Ici le tempo se pose, mais s’emporte ensuite. Et la folie, c’est bon la folie quand on joue, demeure. Elle est porteuse et fructueuse, Claudine in Berlin s’en couvre pour faire pulser une trame post-indus machin-chouette au mariage vocal estimable. Thanatomorphosis boucle avec bonheur, dépayse un peu. Enfin je crois, j’y entrevois le Bosphore. C’est dire le pouvoir de la zik, j’entends par là celle qui, vraie et vécue, habitée (c’est le cas, en l’occurrence, de le dire), fait voyager. Dear Deer, quand il retombe, reste accrocheur. Sa symbiose est plus qu’évidente. Nadia Comaneci et ses ritournelles Roumaines (je blague, c’est plutôt une électro déphasée qui caractérise le morceau), enfonce l’enclume -pas le clou, c’est trop peu impactant- d’un registre captivant.
https://www.facebook.com/deardeerfr/videos/1110260426001825/
Arnolfini, à sa suite, impose ses stridences.

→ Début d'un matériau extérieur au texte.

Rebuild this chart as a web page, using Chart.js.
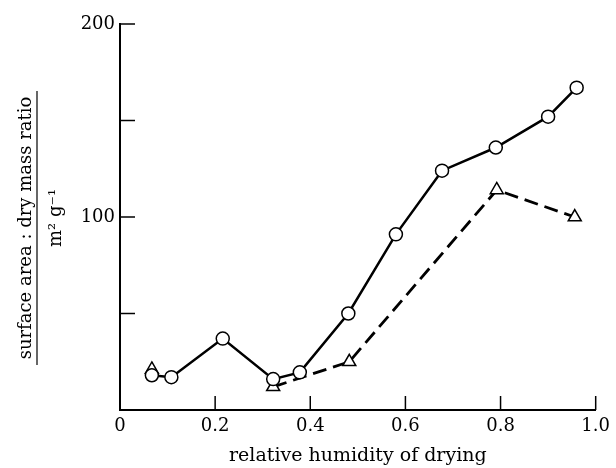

Trop bon. Ses sons de fond transportent. Dear Deer maîtrise complètement l’exercice de la prestation à domicile. Statement se pare, dans l’élan, de fulgurances priSes dans le rythme asséné du titre livré. Czekaj na nas, punky et riot, sort les griffes. Je pense à Sloy, cette fois. Seules les références élevées surgissent à l’écoute, confirmant la haute tenue du bazar. L’éponyme Dear Deer, tapageur, percussif, libère la rage vocale et lourde du son brut en veux-tu en voilà. Ozozooz, porté par, justement, ces chants unis dans leurs écarts, m’évoque une rixe entre Pravda et les Kills. On en a largement pour notre argent, qu’il sera bon de consacrer à l’achat de l’objet. Et c’est pas fini!

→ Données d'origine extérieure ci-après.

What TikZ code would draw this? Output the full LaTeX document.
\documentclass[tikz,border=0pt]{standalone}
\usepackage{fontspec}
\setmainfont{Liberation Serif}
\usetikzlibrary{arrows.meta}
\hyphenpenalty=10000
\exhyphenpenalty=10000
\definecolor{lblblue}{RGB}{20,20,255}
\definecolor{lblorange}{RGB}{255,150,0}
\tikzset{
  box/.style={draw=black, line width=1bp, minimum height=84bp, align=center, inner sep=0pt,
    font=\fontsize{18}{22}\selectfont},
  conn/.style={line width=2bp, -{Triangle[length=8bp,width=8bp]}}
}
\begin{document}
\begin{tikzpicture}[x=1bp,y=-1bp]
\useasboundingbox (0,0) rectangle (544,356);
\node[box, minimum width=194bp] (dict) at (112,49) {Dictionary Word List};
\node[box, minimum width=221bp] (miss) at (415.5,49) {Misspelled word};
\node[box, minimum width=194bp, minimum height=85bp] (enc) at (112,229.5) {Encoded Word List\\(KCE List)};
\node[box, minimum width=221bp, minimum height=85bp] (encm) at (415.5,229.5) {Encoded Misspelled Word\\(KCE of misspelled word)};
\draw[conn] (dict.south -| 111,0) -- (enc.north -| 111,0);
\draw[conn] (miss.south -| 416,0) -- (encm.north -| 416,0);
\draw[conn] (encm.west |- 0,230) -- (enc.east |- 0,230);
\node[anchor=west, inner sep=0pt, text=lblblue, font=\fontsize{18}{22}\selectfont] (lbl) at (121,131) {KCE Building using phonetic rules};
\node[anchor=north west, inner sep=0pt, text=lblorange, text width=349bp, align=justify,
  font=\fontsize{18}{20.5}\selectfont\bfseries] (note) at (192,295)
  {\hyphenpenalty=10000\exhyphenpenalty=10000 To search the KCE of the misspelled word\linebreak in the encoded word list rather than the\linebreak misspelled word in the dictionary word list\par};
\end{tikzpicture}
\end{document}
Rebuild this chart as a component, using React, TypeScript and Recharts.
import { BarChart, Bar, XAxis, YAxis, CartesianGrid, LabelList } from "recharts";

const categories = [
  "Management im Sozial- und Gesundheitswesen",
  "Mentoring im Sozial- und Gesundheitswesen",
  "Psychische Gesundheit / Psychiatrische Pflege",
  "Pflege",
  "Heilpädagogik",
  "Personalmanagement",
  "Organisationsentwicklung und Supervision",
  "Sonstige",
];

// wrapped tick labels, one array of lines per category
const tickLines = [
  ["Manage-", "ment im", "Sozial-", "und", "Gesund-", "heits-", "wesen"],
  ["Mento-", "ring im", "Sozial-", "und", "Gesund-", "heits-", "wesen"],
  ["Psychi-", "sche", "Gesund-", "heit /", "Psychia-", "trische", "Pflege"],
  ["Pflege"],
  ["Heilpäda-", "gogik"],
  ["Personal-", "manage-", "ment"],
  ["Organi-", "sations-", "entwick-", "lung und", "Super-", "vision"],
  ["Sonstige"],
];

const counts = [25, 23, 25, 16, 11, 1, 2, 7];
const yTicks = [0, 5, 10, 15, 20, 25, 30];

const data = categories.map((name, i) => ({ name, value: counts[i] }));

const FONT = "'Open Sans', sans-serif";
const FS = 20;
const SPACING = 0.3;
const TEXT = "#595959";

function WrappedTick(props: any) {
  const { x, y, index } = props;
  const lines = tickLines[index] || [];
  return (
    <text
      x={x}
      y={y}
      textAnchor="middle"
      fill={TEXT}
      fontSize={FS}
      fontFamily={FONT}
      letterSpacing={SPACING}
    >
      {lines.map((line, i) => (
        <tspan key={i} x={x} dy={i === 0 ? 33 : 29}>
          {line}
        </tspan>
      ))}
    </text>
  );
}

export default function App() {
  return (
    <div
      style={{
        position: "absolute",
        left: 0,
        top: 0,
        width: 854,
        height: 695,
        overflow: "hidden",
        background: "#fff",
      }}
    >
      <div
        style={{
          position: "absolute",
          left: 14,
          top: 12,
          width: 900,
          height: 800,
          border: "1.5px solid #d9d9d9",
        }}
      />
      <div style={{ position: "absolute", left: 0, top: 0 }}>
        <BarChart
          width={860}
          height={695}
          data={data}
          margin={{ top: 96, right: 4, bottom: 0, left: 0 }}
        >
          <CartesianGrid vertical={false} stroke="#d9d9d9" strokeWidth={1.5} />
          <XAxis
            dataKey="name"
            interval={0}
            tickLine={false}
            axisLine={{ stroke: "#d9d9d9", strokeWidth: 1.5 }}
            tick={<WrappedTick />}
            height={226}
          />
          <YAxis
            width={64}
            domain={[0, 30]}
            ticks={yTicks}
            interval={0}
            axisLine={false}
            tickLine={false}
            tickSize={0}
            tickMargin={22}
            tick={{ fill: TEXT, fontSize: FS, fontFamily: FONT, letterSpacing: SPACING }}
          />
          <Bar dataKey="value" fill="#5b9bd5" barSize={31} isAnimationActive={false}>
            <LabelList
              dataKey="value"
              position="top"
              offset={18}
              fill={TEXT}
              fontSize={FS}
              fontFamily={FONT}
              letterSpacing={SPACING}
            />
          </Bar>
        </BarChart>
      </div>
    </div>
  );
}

Il nous reste en effet, pour finir de suer, deux nouvelles chansons. JJR, baigné dans un jus post-punk émaillé de sonorités addictives, tire la première cartouche. C’est plus la peine, on est déjà sur le flanc. Les notes de claviers sont jouissives, le rythme soutenu. Dear Deer a réussi son coup; il nous malmène, nous met des mornifles, nous repaît de morceaux de haute volée. Life in a rewind, machines folles à l’appui, gicle de partout. C’est l’ultime raclée, qui en plus de conclure brillamment nous prouve que le groupe, solidement étayé par sa discographie, sait trousser de la nouveauté qui dézingue les caboches. Excellente cuvée, produite qui plus est directement chez le récoltant.